Updated on 2024-06-07 GMT+08:00

Undo Space Recycling Blocked by Long Transactions

Symptom

  1. The following error information is printed in gs_log:
    snapshot too old! the undo record has been forcibly discarded
    xid xxx, the undo size xxx of the transaction exceeds the threshold xxx. trans_undo_threshold_size xxx,undo_space_limit_size xxx. 

    In the actual error information, xxx indicates the actual data.

  2. The value of global_recycle_xid (global recycling XID of the Undo subsystem) does not change for a long time.
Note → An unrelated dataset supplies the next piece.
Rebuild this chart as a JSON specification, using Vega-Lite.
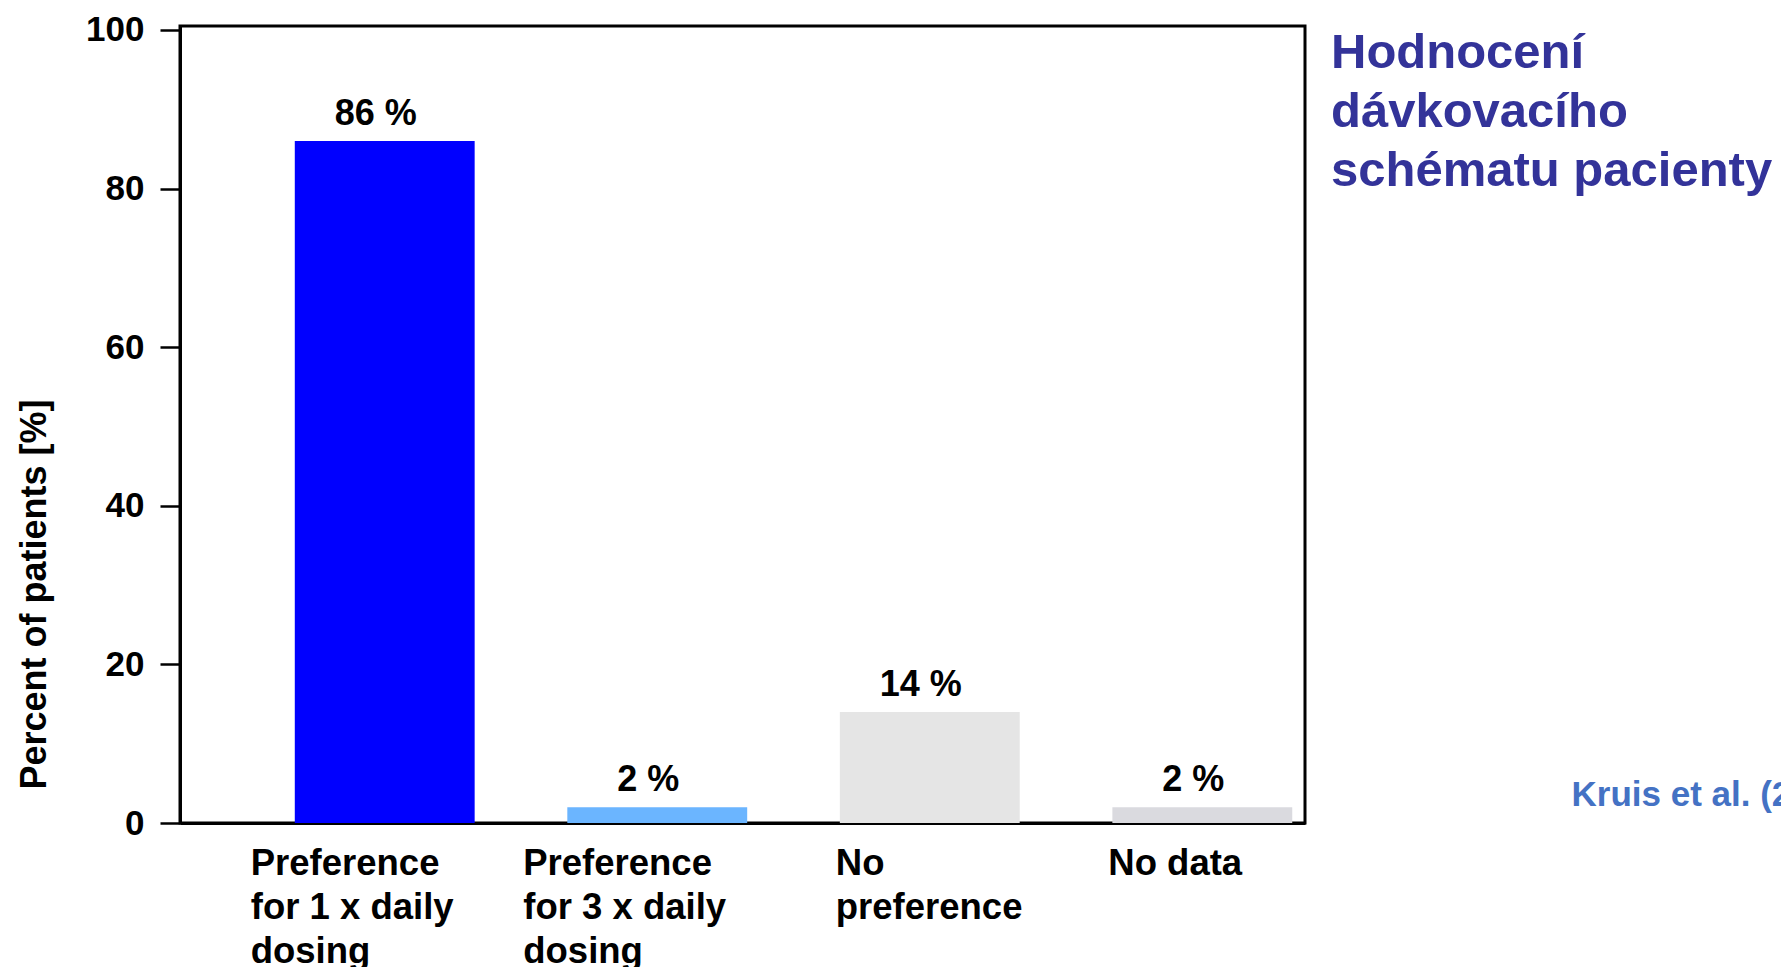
{
  "$schema": "https://vega.github.io/schema/vega-lite/v6.json",
  "autosize": "none",
  "padding": {"left": 180, "top": 26, "right": 476, "bottom": 144},
  "width": 1125,
  "height": 797,
  "background": "white",
  "title": {
    "text": ["Hodnocení", "dávkovacího", "schématu pacienty"],
    "anchor": "start",
    "frame": "group",
    "orient": "top",
    "baseline": "top",
    "dx": 1151,
    "dy": 187,
    "font": "Liberation Sans",
    "fontSize": 49,
    "fontWeight": "bold",
    "color": "#333399",
    "lineHeight": 59
  },
  "config": {
    "view": {"stroke": "black", "strokeWidth": 3},
    "font": "Liberation Sans"
  },
  "data": {
    "values": [
      {"group": "Preference|for 1 x daily|dosing", "pct": 86},
      {"group": "Preference|for 3 x daily|dosing", "pct": 2},
      {"group": "No|preference", "pct": 14},
      {"group": "No data", "pct": 2}
    ]
  },
  "transform": [{"calculate": "datum.pct + ' %'", "as": "pctLabel"}],
  "encoding": {
    "x": {
      "field": "group",
      "type": "nominal",
      "sort": null,
      "scale": {"paddingInner": 0.34, "paddingOuter": 0.234, "align": 0.9},
      "axis": {
        "title": "Kruis et al. (2009)",
        "titleX": 1391,
        "titleY": -18,
        "titleAlign": "left",
        "titleBaseline": "alphabetic",
        "titleAnchor": "start",
        "titleColor": "#4472C4",
        "titleFont": "Liberation Sans",
        "titleFontSize": 35,
        "titleFontWeight": "bold",
        "labelExpr": "split(datum.label, '|')",
        "labelAngle": 0,
        "labelAlign": "left",
        "labelBaseline": "top",
        "labelPadding": 22,
        "labelFont": "Liberation Sans",
        "labelFontSize": 36.5,
        "labelFontWeight": "bold",
        "labelColor": "black",
        "labelLineHeight": 44,
        "labelOffset": {"condition": {"test": "indexof(datum.value, 'Preference') === 0", "value": -134}, "value": -94},
        "labelOverlap": false,
        "labelLimit": 0,
        "ticks": false,
        "domain": true,
        "domainColor": "black",
        "domainWidth": 3,
        "zindex": 0
      }
    },
    "y": {
      "field": "pct",
      "type": "quantitative",
      "scale": {"domain": [0, 100.5], "nice": false, "zero": true},
      "axis": {
        "values": [0, 20, 40, 60, 80, 100],
        "title": "Percent of patients [%]",
        "titleFont": "Liberation Sans",
        "titleFontSize": 36,
        "titleFontWeight": "bold",
        "titleColor": "black",
        "titleAngle": -90,
        "titleX": -135,
        "titleY": 568,
        "titleAlign": "center",
        "titleBaseline": "alphabetic",
        "labelFont": "Liberation Sans",
        "labelFontSize": 35,
        "labelFontWeight": "bold",
        "labelColor": "black",
        "labelPadding": 16,
        "labelBaseline": "middle",
        "tickSize": 20,
        "tickWidth": 2.5,
        "tickColor": "black",
        "domain": true,
        "domainColor": "black",
        "domainWidth": 3,
        "grid": false
      }
    }
  },
  "layer": [
    {
      "mark": {"type": "bar"},
      "encoding": {
        "color": {
          "field": "group",
          "type": "nominal",
          "scale": {
            "domain": ["Preference|for 1 x daily|dosing", "Preference|for 3 x daily|dosing", "No|preference", "No data"],
            "range": ["#0000FF", "#6BB5FF", "#E5E5E5", "#DADADF"]
          },
          "legend": null
        }
      }
    },
    {
      "mark": {
        "type": "text",
        "font": "Liberation Sans",
        "fontSize": 36,
        "fontWeight": "bold",
        "color": "black",
        "align": "center",
        "baseline": "alphabetic",
        "dx": -9,
        "dy": -16
      },
      "encoding": {"text": {"field": "pctLabel"}}
    }
  ]
}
  3. Long transactions exist in the pg_running_xacts and pg_stat_activity views, blocking the progress of oldestxmin and global_recycle_xid. If the value of xmin obtained by querying active transactions in pg_running_xacts is the same as that of gs_txid_oldestxmin and the thread execution time obtained by querying pg_stat_activity based on a PID is too long, the recycling is suspended by a long transaction.
    SELECT * FROM pg_running_xacts where xmin::text::bigint<>0 and vacuum <> 't' order by xmin::text::bigint asc limit 5;
    SELECT * FROM gs_txid_oldestxmin();
    SELECT * FROM pg_stat_activity WHERE pid = Thread PID where the long transaction exists

Solution

Use pg_terminate_session(pid, sessionid) to terminate the sessions of the long transactions. (Note: There is no fixed quick restoration method for long transactions. Forcibly ending the execution of SQL statements is a common but high-risk operation. Exercise caution when performing this operation. Before performing this operation, please confirm with the administrator and Huawei technical personnel to prevent service failures or errors.)